As some development practice on the side I have also been working in Godot, and was inspired to make a roll-a-ball game similar to Hamsterball or Marble Blast. At first this was as simple as creating a Rigidbody3D node for the player, and attaching a sphere mesh and spherical collision shape to it. I also threw on a texture of a billiard ball, both for fun as well as to give me some visual context as to how fast the ball will be rolling.

I then had to create a camera that would orbit around the ball with what is known as a “gimbal” movement. Rather than manually setting the camera’s position, I instead created an empty node as a child of the player that would automatically follow above the player. I would then attach the camera as a child of that at a certain offset away from the ball. The rotation of the parent node according to the camera can then be done at the centre, and the offset of the camera (i.e how “zoomed out” it is) can be set to whatever I want on the fly.

I also attached a “spring arm” to the camera, meaning it will move closer to the player if colliding with a wall or floor, preventing the camera from clipping inside of them.
Now that the nodes were added I had to add some code to rotate the camera’s origin node according to movement of the mouse.

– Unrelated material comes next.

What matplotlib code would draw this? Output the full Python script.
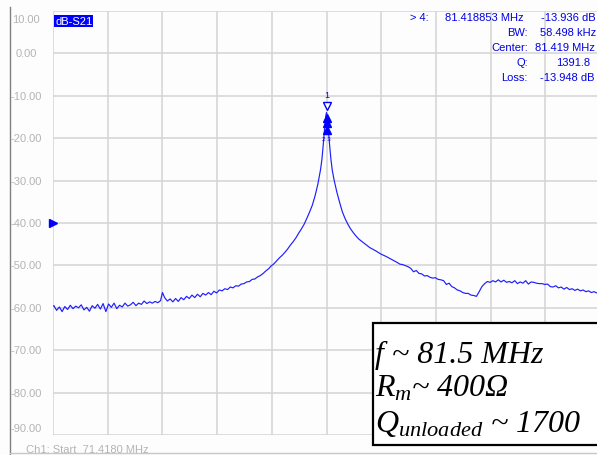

I am using GDScript for this project, as I do not need the performance and data management-related benefits of C# for a simple game concept like this so far. I first added a script to the player with the following code to let the camera “orbit” around the player.

Then came adding code to make the player move. In Marble Blast Ultra the player’s marble rolls to move in a snappy fashion, but also has some control in the air from a direct force pushing it. To recreate I find the intended direction the player wants to travel in by getting the rotation of the camera & multiplying it by the input direction, so a “forwards” input will always be straight ahead for the ball from where the player is facing.

Then I apply a force in that direction, and add angular velocity for the “rolling” effect.

Now I can roll the ball around just fine! However the ball does feel somewhat “slippy”, and simply increasing the friction could lead to unintended results like being able to roll up walls. I solved this problem by checking if the intended direction is opposite (or near enough to it) to the velocity the ball is going in, we slow the ball down quickly so it can switch directions in a much snappier fashion. It only does this when the ball is grounded to simulate “grip”.

This works! The movement feels really responsive now.

After making this basic concept, I was inspired to expand on this concept and have my game for this assignment be a physics based game, with a rolling mechanic as the primary method of traversal. However, I may not have the player always control a perfectly spherical ball, and therefore I will continue to use the angular velocity method to allow objects of any shape to be able to roll.